The web-based scheduler tool to allow
- multiple people share GPU workstations and
- see the status, stdout and stderr of exeperiments
- control experiments (start, stop).
This sheduler is designed to miximize the usage of GPU workstation and provide fair and even computation resources to people.
To allow everyone have their own environment for their experiments without interferring other poeple's environment, this scheduler will use docker containers to encapsulate each experiments.
- Docker
- Python3
- At least one GPU
- LDAP
- LDAP authentication server
# clone the scheduler from github
git clone https://github.com/yoshihikoueno/ExperimentScheduler
cd ExperimentScheduler
# [optional but recommended] prepare virtual environment for python packages
python3 -m venv env
source env/bin/activate
# install required packages
pip3 install -r requirements.txt
It'll be also required to setup authentication stuff.
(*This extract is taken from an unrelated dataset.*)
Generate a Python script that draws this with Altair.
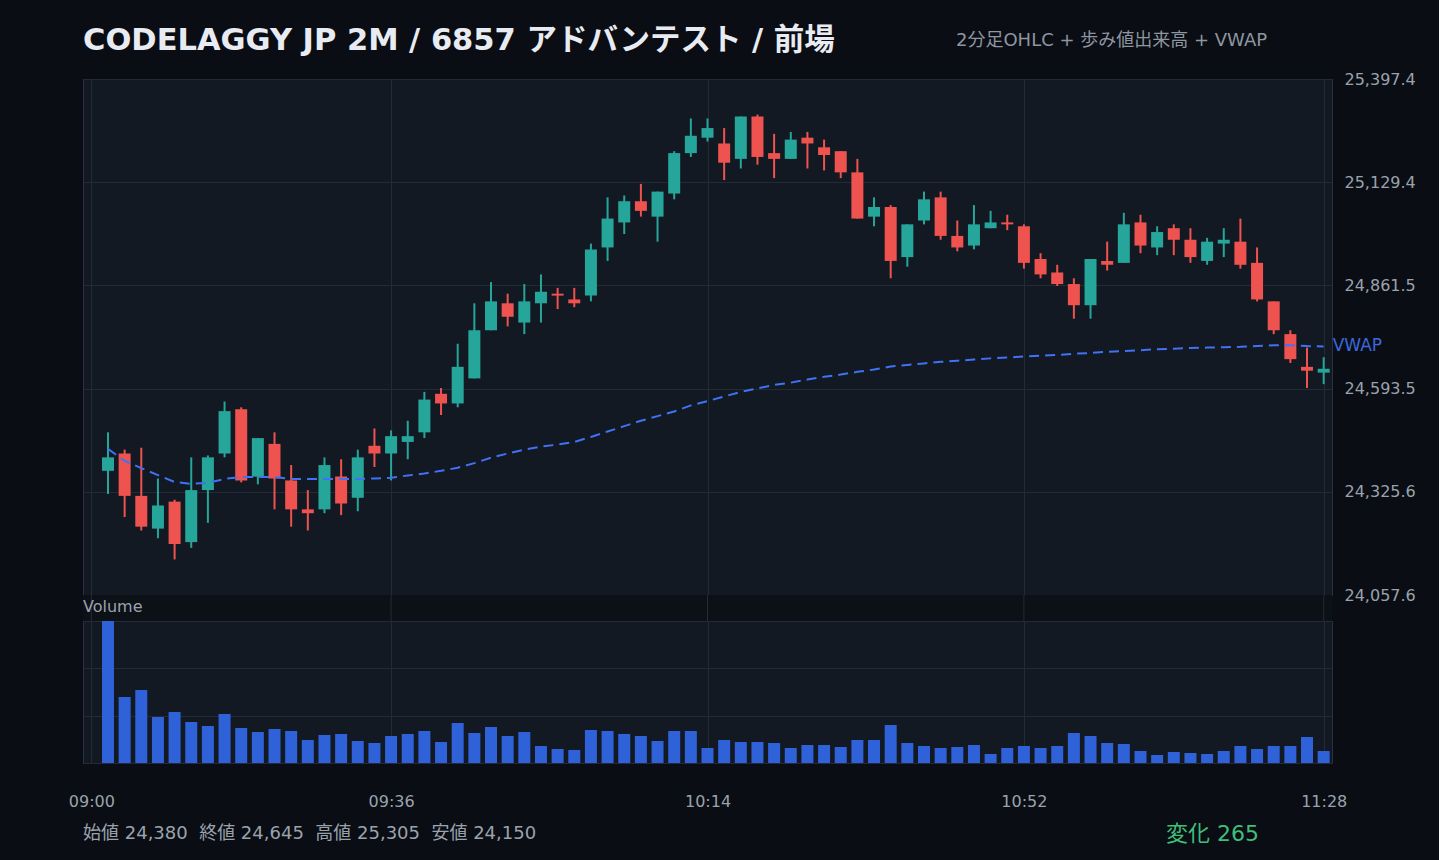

Please refer to external guide for setting up LDAP authentication server and client.
Example
python3 main.py --logdir /tmp --public
options
python main.py --help
# usage: main.py [-h] [--logdir LOGDIR] [--config CONFIG] [--public]
# [--port PORT]
#
# optional arguments:
# -h, --help show this help message and exit
# --logdir LOGDIR Directory where all log files should be stored
# --config CONFIG Config file for the scheduler
# --public Whether to publish web server to the local network
# --port PORT The port to use for the web interface. Defaults to 5000
This scheduler is developed as an internal tool to make it easier to schedule experiments on a server, so the documentation and implementation may not be appropriate for general usage outside our environment.